Fund managers should also carefully craft offer letters and employment agreements to avoid the risk of unintentionally offering an incentive or promise that they are not prepared or willing to honor. Weiss advised, “An offer letter or a separation agreement is not something that one without experience in this area should take care of because mistakes will be made. The most common mistake I see is the unintentional promise that could be enforceable. If you want to be able to terminate an employee at will, you do not want something in your offer letter that indicates that employment is not at will.”

As a corollary, employment agreements and other employment contracts should clearly outline the terms of employment and compensation arrangements. In particular, hedge fund employment agreements for key employees should clearly differentiate between wages, which are subject to New York state labor laws, and incentives, such as deferred equity-based compensation, which are not, because they are contingent and dependent on continued employment and the financial success of the fund.

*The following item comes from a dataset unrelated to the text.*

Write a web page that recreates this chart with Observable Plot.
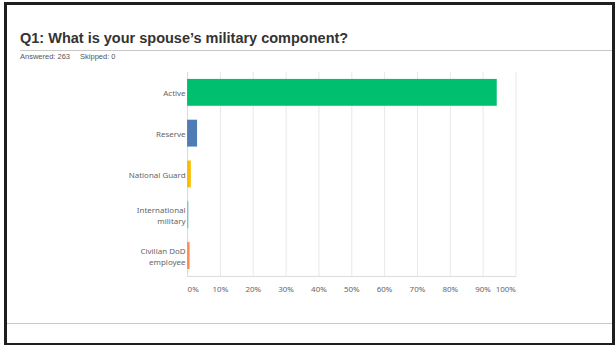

Another risk for fund managers is incomplete or inconsistent handling of employee concerns, which Lewis said most commonly involve complaints about supervisors or coworkers. “If you don’t handle these problems appropriately you could turn a small issue into a very large issue.” Similarly, workplace harassment issues routinely arise in the financial services industry, and they need to be dealt with competently and comprehensively, said Lewis. “Employers and employees need to understand what constitutes a hostile work environment and how to adapt and adjust your behavior in the workplace so you minimize your risk there, and that you immediately address any complaints that do come forward.”